WRITTEN REQUEST:
Without the pictures, repeat the listing character for character.

-- DATA SECTION start --

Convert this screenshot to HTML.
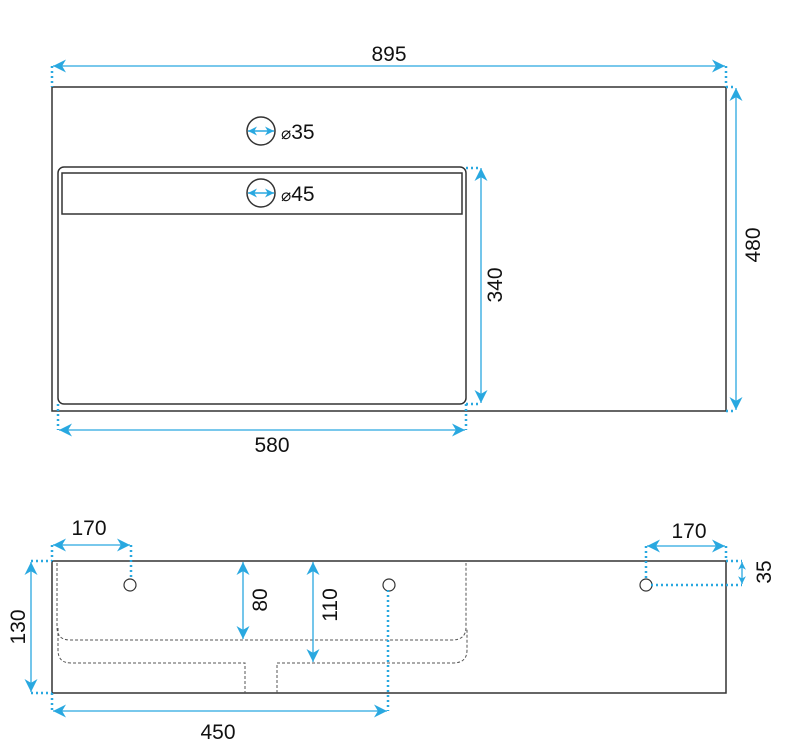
<!DOCTYPE html><html><head><style>body{margin:0;background:#fff}svg{display:block}text{font-family:"Liberation Sans",sans-serif;fill:#111}</style></head><body>
<svg width="785" height="749" viewBox="0 0 785 749" xmlns="http://www.w3.org/2000/svg">
<defs><marker id="a" viewBox="0 0 10 10" refX="10" refY="5" markerWidth="10" markerHeight="10" orient="auto-start-reverse"><path d="M0,0 L10,5 L0,10 L3,5z" fill="#29a8e0"/></marker>
<marker id="b" viewBox="0 0 10 10" refX="10" refY="5" markerWidth="6" markerHeight="8" orient="auto-start-reverse"><path d="M0,0 L10,5 L0,10 L3,5z" fill="#29a8e0"/></marker></defs>
<g fill="none" stroke="#333" stroke-width="1.5">
<rect x="52" y="87" width="674" height="324"/>
<rect x="58" y="167" width="408" height="237" rx="6"/>
<rect x="62" y="173" width="400" height="41"/>
<circle cx="261" cy="131" r="14"/><circle cx="261" cy="193" r="14"/>
<path d="M52,561V693H726V561H52"/>
<circle cx="130" cy="585" r="6" stroke-width="1.2"/><circle cx="389" cy="585" r="6" stroke-width="1.2"/><circle cx="646" cy="585" r="6" stroke-width="1.2"/>
</g>
<g fill="none" stroke="#555" stroke-width="1" stroke-dasharray="3,2">
<path d="M57,563V627Q57,640 70,640H452Q466,640 466,627V563"/>
<path d="M58,628V650Q58,663 71,663H245V693M277,693V663H453Q467,663 467,650V628"/>
</g>
<g stroke="#29a8e0" stroke-width="1.3" fill="none">
<line x1="248" y1="131" x2="274" y2="131" stroke-width="1.5" marker-start="url(#b)" marker-end="url(#b)"/>
<line x1="248" y1="193" x2="274" y2="193" stroke-width="1.5" marker-start="url(#b)" marker-end="url(#b)"/>
<line x1="53" y1="66" x2="725" y2="66" marker-start="url(#a)" marker-end="url(#a)"/>
<line x1="736" y1="88" x2="736" y2="410" marker-start="url(#a)" marker-end="url(#a)"/>
<line x1="481" y1="168" x2="481" y2="403" marker-start="url(#a)" marker-end="url(#a)"/>
<line x1="59" y1="430" x2="465" y2="430" marker-start="url(#a)" marker-end="url(#a)"/>
<line x1="53" y1="545" x2="130" y2="545" marker-start="url(#a)" marker-end="url(#a)"/>
<line x1="31" y1="562" x2="31" y2="692" marker-start="url(#a)" marker-end="url(#a)"/>
<line x1="243" y1="562" x2="243" y2="639" marker-start="url(#a)" marker-end="url(#a)"/>
<line x1="313" y1="562" x2="313" y2="662" marker-start="url(#a)" marker-end="url(#a)"/>
<line x1="53" y1="711" x2="387" y2="711" marker-start="url(#a)" marker-end="url(#a)"/>
<line x1="647" y1="546" x2="725" y2="546" marker-start="url(#a)" marker-end="url(#a)"/>
<line x1="742" y1="562" x2="742" y2="584" marker-start="url(#b)" marker-end="url(#b)"/>
</g>
<g stroke="#29a8e0" stroke-width="2.5" fill="none" stroke-dasharray="2,3">
<path d="M52,66V87M726,66V87M726,87H736M726,411H736M466,168H481M466,404H481M58,404V430M466,404V430"/>
<path d="M52,545V561M131,545V580M31,561H52M31,693H52M52,693V711M388,590V711M646,546V580M726,546V561M726,561H742M651,585H742"/>
</g>
<g font-size="21">
<text x="389" y="61" text-anchor="middle">895</text>
<text x="272" y="452" text-anchor="middle">580</text>
<text x="281" y="139"><tspan font-size="17">⌀</tspan>35</text>
<text x="281" y="201"><tspan font-size="17">⌀</tspan>45</text>
<text x="89" y="535" text-anchor="middle">170</text>
<text x="689" y="538" text-anchor="middle">170</text>
<text x="218" y="739" text-anchor="middle">450</text>
<text transform="translate(760,245) rotate(-90)" text-anchor="middle">480</text>
<text transform="translate(502,285) rotate(-90)" text-anchor="middle">340</text>
<text transform="translate(25,627) rotate(-90)" text-anchor="middle">130</text>
<text transform="translate(267,600) rotate(-90)" text-anchor="middle">80</text>
<text transform="translate(337,605) rotate(-90)" text-anchor="middle">110</text>
<text transform="translate(771,572) rotate(-90)" text-anchor="middle">35</text>
</g>
</svg></body></html>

-- DATA SECTION end --

FINISHED TASK:
Convert this screenshot to HTML.
<!DOCTYPE html><html><head><style>body{margin:0;background:#fff}svg{display:block}text{font-family:"Liberation Sans",sans-serif;fill:#111}</style></head><body>
<svg width="785" height="749" viewBox="0 0 785 749" xmlns="http://www.w3.org/2000/svg">
<defs><marker id="a" viewBox="0 0 10 10" refX="10" refY="5" markerWidth="10" markerHeight="10" orient="auto-start-reverse"><path d="M0,0 L10,5 L0,10 L3,5z" fill="#29a8e0"/></marker>
<marker id="b" viewBox="0 0 10 10" refX="10" refY="5" markerWidth="6" markerHeight="8" orient="auto-start-reverse"><path d="M0,0 L10,5 L0,10 L3,5z" fill="#29a8e0"/></marker></defs>
<g fill="none" stroke="#333" stroke-width="1.5">
<rect x="52" y="87" width="674" height="324"/>
<rect x="58" y="167" width="408" height="237" rx="6"/>
<rect x="62" y="173" width="400" height="41"/>
<circle cx="261" cy="131" r="14"/><circle cx="261" cy="193" r="14"/>
<path d="M52,561V693H726V561H52"/>
<circle cx="130" cy="585" r="6" stroke-width="1.2"/><circle cx="389" cy="585" r="6" stroke-width="1.2"/><circle cx="646" cy="585" r="6" stroke-width="1.2"/>
</g>
<g fill="none" stroke="#555" stroke-width="1" stroke-dasharray="3,2">
<path d="M57,563V627Q57,640 70,640H452Q466,640 466,627V563"/>
<path d="M58,628V650Q58,663 71,663H245V693M277,693V663H453Q467,663 467,650V628"/>
</g>
<g stroke="#29a8e0" stroke-width="1.3" fill="none">
<line x1="248" y1="131" x2="274" y2="131" stroke-width="1.5" marker-start="url(#b)" marker-end="url(#b)"/>
<line x1="248" y1="193" x2="274" y2="193" stroke-width="1.5" marker-start="url(#b)" marker-end="url(#b)"/>
<line x1="53" y1="66" x2="725" y2="66" marker-start="url(#a)" marker-end="url(#a)"/>
<line x1="736" y1="88" x2="736" y2="410" marker-start="url(#a)" marker-end="url(#a)"/>
<line x1="481" y1="168" x2="481" y2="403" marker-start="url(#a)" marker-end="url(#a)"/>
<line x1="59" y1="430" x2="465" y2="430" marker-start="url(#a)" marker-end="url(#a)"/>
<line x1="53" y1="545" x2="130" y2="545" marker-start="url(#a)" marker-end="url(#a)"/>
<line x1="31" y1="562" x2="31" y2="692" marker-start="url(#a)" marker-end="url(#a)"/>
<line x1="243" y1="562" x2="243" y2="639" marker-start="url(#a)" marker-end="url(#a)"/>
<line x1="313" y1="562" x2="313" y2="662" marker-start="url(#a)" marker-end="url(#a)"/>
<line x1="53" y1="711" x2="387" y2="711" marker-start="url(#a)" marker-end="url(#a)"/>
<line x1="647" y1="546" x2="725" y2="546" marker-start="url(#a)" marker-end="url(#a)"/>
<line x1="742" y1="562" x2="742" y2="584" marker-start="url(#b)" marker-end="url(#b)"/>
</g>
<g stroke="#29a8e0" stroke-width="2.5" fill="none" stroke-dasharray="2,3">
<path d="M52,66V87M726,66V87M726,87H736M726,411H736M466,168H481M466,404H481M58,404V430M466,404V430"/>
<path d="M52,545V561M131,545V580M31,561H52M31,693H52M52,693V711M388,590V711M646,546V580M726,546V561M726,561H742M651,585H742"/>
</g>
<g font-size="21">
<text x="389" y="61" text-anchor="middle">895</text>
<text x="272" y="452" text-anchor="middle">580</text>
<text x="281" y="139"><tspan font-size="17">⌀</tspan>35</text>
<text x="281" y="201"><tspan font-size="17">⌀</tspan>45</text>
<text x="89" y="535" text-anchor="middle">170</text>
<text x="689" y="538" text-anchor="middle">170</text>
<text x="218" y="739" text-anchor="middle">450</text>
<text transform="translate(760,245) rotate(-90)" text-anchor="middle">480</text>
<text transform="translate(502,285) rotate(-90)" text-anchor="middle">340</text>
<text transform="translate(25,627) rotate(-90)" text-anchor="middle">130</text>
<text transform="translate(267,600) rotate(-90)" text-anchor="middle">80</text>
<text transform="translate(337,605) rotate(-90)" text-anchor="middle">110</text>
<text transform="translate(771,572) rotate(-90)" text-anchor="middle">35</text>
</g>
</svg></body></html>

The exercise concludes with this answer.